• **Written request**:
Could you repeat, word for word, every line from the one containing "What TikZ code" through the final line of the records below, and nothing else?

• **Information provided**:

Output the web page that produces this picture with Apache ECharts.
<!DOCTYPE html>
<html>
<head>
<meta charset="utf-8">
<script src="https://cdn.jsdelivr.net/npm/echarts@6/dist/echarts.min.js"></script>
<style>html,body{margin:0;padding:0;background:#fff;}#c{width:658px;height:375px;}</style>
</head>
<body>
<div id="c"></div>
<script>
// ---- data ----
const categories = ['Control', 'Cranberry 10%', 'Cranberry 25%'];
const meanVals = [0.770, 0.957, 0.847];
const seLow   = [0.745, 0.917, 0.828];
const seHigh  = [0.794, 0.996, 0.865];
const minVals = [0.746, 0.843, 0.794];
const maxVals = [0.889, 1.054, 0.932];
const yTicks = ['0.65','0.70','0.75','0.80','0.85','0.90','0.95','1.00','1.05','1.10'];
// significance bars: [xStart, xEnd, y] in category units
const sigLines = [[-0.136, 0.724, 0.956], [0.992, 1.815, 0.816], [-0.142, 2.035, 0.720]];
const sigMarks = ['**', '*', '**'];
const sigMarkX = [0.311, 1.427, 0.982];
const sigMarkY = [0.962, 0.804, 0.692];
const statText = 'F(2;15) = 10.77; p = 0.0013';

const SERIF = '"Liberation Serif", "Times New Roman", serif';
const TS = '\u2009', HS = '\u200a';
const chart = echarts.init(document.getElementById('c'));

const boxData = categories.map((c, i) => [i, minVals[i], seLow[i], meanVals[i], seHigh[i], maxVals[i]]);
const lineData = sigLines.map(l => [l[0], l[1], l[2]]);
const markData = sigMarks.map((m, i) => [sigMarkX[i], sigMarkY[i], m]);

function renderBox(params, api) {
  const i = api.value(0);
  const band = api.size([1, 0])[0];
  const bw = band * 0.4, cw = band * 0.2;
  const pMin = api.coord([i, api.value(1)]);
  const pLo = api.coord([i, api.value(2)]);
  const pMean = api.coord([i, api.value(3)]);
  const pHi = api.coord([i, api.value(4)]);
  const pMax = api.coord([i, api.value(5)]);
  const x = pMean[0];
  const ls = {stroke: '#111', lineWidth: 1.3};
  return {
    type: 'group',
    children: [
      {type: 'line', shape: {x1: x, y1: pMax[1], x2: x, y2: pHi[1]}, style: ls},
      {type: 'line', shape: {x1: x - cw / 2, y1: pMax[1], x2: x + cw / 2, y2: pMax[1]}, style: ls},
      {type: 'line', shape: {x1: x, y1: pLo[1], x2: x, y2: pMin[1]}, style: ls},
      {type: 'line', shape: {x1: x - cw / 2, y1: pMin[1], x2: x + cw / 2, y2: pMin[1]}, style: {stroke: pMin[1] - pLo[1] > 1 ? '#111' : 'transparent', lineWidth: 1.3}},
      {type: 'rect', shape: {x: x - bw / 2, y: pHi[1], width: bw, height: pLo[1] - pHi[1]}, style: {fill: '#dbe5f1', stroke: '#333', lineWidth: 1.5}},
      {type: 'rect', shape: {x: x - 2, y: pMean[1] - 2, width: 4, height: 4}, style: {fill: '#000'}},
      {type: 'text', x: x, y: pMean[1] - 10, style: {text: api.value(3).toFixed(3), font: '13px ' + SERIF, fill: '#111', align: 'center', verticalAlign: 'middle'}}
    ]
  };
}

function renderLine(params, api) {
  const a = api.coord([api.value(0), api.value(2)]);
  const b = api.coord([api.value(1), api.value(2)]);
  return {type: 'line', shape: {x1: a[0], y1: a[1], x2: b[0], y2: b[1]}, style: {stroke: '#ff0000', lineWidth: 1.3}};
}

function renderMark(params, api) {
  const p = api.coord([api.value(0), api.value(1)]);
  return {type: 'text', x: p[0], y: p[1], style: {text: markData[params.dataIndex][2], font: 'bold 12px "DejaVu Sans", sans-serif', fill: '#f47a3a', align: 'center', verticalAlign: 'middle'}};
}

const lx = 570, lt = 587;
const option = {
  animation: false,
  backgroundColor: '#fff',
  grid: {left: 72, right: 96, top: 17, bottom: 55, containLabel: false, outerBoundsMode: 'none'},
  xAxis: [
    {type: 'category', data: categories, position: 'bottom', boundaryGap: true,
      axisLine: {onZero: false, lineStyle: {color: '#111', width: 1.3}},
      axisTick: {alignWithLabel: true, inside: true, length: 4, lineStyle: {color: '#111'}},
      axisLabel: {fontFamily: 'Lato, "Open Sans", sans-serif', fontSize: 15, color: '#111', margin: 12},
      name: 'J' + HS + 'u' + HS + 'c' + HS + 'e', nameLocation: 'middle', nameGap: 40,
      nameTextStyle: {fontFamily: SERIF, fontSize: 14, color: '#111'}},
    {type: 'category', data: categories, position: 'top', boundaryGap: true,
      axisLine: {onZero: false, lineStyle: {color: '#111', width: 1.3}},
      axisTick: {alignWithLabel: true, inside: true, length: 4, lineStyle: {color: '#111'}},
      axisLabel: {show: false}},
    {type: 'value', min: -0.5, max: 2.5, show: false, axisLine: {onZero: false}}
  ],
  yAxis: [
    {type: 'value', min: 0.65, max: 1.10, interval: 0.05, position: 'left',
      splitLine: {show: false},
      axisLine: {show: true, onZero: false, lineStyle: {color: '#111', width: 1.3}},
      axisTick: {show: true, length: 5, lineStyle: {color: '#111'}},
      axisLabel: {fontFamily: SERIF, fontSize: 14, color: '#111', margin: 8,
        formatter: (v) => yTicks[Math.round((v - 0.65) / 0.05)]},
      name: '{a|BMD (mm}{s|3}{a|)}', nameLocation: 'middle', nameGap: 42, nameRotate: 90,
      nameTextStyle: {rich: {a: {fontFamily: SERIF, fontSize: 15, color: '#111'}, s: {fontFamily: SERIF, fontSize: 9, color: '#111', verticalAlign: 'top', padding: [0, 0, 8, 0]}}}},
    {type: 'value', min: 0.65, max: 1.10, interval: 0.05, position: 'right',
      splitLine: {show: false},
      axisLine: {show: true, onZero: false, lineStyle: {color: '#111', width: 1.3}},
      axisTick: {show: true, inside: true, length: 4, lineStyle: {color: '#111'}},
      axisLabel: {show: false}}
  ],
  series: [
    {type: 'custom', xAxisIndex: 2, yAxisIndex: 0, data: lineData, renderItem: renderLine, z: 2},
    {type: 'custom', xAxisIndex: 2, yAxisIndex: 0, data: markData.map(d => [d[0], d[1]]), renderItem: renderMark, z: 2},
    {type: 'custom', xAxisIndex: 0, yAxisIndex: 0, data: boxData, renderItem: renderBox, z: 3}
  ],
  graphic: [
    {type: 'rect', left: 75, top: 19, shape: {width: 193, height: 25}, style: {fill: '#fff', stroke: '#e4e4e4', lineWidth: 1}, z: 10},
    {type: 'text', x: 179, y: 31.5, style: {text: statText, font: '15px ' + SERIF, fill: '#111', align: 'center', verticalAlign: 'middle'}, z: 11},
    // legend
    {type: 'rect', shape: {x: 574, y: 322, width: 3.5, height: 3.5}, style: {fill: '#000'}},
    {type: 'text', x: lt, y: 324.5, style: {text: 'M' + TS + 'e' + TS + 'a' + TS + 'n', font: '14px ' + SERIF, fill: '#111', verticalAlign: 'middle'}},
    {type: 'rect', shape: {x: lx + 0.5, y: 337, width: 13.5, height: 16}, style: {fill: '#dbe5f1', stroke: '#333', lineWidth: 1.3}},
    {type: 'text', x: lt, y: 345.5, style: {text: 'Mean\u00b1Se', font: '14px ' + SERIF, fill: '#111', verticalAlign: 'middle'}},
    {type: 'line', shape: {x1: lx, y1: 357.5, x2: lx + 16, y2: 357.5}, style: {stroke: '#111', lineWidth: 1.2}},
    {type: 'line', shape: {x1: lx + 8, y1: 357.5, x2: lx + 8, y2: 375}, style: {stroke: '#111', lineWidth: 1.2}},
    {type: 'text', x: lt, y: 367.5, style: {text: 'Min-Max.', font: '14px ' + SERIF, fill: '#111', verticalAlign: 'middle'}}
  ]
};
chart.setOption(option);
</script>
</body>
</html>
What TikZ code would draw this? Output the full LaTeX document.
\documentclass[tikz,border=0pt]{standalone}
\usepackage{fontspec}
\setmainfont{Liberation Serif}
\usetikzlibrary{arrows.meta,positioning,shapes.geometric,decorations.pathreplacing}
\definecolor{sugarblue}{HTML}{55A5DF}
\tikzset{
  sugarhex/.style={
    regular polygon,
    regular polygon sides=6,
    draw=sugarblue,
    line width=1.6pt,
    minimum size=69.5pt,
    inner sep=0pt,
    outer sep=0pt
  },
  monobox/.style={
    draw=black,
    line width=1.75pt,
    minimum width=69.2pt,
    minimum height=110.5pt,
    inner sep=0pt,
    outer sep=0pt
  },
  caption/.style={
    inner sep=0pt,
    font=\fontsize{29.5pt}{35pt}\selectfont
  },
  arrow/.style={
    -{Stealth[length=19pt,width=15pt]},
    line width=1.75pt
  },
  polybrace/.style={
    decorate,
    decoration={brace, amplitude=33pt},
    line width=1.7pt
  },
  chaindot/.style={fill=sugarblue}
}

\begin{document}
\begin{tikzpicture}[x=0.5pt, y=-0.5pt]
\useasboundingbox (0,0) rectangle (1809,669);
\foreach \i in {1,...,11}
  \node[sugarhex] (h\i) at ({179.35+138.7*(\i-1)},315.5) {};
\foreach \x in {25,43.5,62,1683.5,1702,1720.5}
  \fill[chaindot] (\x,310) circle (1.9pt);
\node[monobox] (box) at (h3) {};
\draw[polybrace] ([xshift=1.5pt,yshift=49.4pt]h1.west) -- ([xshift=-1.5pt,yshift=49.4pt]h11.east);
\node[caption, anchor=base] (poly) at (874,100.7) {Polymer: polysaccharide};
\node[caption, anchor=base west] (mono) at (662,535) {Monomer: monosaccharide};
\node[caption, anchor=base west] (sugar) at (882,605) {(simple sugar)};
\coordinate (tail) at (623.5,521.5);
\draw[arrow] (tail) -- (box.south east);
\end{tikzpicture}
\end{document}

• **Exercise response**:
What TikZ code would draw this? Output the full LaTeX document.
\documentclass[tikz,border=0pt]{standalone}
\usepackage{fontspec}
\setmainfont{Liberation Serif}
\usetikzlibrary{arrows.meta,positioning,shapes.geometric,decorations.pathreplacing}
\definecolor{sugarblue}{HTML}{55A5DF}
\tikzset{
  sugarhex/.style={
    regular polygon,
    regular polygon sides=6,
    draw=sugarblue,
    line width=1.6pt,
    minimum size=69.5pt,
    inner sep=0pt,
    outer sep=0pt
  },
  monobox/.style={
    draw=black,
    line width=1.75pt,
    minimum width=69.2pt,
    minimum height=110.5pt,
    inner sep=0pt,
    outer sep=0pt
  },
  caption/.style={
    inner sep=0pt,
    font=\fontsize{29.5pt}{35pt}\selectfont
  },
  arrow/.style={
    -{Stealth[length=19pt,width=15pt]},
    line width=1.75pt
  },
  polybrace/.style={
    decorate,
    decoration={brace, amplitude=33pt},
    line width=1.7pt
  },
  chaindot/.style={fill=sugarblue}
}

\begin{document}
\begin{tikzpicture}[x=0.5pt, y=-0.5pt]
\useasboundingbox (0,0) rectangle (1809,669);
\foreach \i in {1,...,11}
  \node[sugarhex] (h\i) at ({179.35+138.7*(\i-1)},315.5) {};
\foreach \x in {25,43.5,62,1683.5,1702,1720.5}
  \fill[chaindot] (\x,310) circle (1.9pt);
\node[monobox] (box) at (h3) {};
\draw[polybrace] ([xshift=1.5pt,yshift=49.4pt]h1.west) -- ([xshift=-1.5pt,yshift=49.4pt]h11.east);
\node[caption, anchor=base] (poly) at (874,100.7) {Polymer: polysaccharide};
\node[caption, anchor=base west] (mono) at (662,535) {Monomer: monosaccharide};
\node[caption, anchor=base west] (sugar) at (882,605) {(simple sugar)};
\coordinate (tail) at (623.5,521.5);
\draw[arrow] (tail) -- (box.south east);
\end{tikzpicture}
\end{document}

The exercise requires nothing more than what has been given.